Data provided start

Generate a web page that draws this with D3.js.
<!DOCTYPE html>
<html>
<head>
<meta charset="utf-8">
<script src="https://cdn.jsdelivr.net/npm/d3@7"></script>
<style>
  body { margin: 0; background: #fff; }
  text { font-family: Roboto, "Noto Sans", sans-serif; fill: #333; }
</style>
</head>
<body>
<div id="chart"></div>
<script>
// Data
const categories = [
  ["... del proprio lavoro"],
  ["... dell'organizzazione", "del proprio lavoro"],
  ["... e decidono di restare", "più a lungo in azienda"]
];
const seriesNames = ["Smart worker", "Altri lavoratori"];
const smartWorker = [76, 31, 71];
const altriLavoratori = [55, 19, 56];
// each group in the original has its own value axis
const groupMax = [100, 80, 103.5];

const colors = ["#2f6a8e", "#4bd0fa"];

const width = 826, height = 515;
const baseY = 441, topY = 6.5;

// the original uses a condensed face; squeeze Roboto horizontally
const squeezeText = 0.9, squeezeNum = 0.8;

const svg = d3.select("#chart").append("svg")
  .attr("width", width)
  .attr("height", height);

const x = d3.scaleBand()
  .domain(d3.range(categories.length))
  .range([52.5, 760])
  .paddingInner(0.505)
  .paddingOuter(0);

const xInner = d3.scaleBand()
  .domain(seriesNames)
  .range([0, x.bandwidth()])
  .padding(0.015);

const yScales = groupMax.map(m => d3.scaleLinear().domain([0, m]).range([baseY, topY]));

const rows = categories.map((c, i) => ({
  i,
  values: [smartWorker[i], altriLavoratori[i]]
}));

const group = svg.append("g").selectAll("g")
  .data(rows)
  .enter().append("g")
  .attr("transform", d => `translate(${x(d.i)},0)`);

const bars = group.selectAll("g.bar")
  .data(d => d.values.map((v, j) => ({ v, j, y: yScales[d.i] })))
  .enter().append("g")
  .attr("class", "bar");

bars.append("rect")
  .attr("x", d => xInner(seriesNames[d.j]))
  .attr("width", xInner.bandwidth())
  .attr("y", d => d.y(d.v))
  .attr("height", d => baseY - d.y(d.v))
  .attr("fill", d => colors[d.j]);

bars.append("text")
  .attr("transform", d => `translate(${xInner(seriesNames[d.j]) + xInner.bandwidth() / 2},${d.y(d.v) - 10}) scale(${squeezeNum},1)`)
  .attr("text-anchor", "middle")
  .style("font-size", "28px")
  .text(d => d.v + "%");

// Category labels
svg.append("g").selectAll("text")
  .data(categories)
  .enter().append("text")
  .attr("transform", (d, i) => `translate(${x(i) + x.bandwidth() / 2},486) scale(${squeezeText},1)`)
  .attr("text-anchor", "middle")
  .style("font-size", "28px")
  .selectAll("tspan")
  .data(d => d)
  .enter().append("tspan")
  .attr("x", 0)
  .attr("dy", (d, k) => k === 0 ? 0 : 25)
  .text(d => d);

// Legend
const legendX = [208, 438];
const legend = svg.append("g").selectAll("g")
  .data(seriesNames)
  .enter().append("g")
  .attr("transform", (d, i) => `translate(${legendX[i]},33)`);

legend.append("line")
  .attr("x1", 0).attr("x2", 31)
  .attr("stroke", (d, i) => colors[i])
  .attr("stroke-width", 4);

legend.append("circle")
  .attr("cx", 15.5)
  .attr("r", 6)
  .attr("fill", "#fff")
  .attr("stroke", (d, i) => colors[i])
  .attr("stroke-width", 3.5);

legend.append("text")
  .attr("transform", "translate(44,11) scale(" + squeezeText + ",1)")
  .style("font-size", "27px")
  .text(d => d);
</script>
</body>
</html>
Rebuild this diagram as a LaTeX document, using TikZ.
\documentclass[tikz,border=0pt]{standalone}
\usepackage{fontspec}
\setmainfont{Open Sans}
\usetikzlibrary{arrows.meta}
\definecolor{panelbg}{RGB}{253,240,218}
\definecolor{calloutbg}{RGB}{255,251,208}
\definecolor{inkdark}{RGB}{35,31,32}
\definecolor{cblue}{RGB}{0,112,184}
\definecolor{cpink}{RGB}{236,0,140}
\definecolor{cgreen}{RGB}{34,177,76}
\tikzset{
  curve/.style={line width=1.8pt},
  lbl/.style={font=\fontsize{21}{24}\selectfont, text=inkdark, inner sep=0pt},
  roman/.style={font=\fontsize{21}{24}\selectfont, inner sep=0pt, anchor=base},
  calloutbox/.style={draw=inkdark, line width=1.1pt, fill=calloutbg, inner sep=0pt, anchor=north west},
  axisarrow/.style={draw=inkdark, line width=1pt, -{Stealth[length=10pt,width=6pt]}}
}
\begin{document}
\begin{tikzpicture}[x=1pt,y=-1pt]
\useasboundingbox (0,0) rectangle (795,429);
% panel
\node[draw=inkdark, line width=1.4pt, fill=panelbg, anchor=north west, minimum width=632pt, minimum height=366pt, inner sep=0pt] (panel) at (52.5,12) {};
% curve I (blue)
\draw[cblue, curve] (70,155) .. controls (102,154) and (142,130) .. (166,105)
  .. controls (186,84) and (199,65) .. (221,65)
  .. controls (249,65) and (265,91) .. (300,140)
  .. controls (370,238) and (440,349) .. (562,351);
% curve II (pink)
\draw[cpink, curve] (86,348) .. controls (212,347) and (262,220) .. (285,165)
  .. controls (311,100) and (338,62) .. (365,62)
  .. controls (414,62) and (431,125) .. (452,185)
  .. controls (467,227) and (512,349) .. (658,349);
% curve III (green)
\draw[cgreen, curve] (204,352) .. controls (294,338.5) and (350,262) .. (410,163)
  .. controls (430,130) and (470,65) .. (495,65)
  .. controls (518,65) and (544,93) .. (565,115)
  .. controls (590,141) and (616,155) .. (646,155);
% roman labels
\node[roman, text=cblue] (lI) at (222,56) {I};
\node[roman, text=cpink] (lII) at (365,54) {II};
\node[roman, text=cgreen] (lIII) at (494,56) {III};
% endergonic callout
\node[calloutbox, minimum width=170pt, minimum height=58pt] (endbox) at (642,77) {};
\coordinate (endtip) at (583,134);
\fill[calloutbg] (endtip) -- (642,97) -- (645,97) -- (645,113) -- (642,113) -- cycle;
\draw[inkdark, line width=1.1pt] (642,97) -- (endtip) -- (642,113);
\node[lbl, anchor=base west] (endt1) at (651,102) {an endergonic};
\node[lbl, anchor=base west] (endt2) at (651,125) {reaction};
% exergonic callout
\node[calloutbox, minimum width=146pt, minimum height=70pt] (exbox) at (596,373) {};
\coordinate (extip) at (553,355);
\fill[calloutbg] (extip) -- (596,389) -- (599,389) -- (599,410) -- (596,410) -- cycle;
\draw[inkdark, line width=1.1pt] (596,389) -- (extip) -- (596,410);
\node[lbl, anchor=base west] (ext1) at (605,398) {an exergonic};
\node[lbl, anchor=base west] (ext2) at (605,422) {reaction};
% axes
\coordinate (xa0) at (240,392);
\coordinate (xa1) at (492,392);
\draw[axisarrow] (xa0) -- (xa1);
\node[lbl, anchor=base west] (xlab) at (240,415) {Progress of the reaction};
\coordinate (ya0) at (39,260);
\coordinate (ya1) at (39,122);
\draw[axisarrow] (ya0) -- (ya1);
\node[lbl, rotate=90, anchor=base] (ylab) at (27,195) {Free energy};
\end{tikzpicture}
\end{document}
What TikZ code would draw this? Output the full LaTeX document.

Data provided end

**Given request:** Filter the listing for the word "this" and copy every line that holds it.

**Task result:**
Generate a web page that draws this with D3.js.
Rebuild this diagram as a LaTeX document, using TikZ.
What TikZ code would draw this? Output the full LaTeX document.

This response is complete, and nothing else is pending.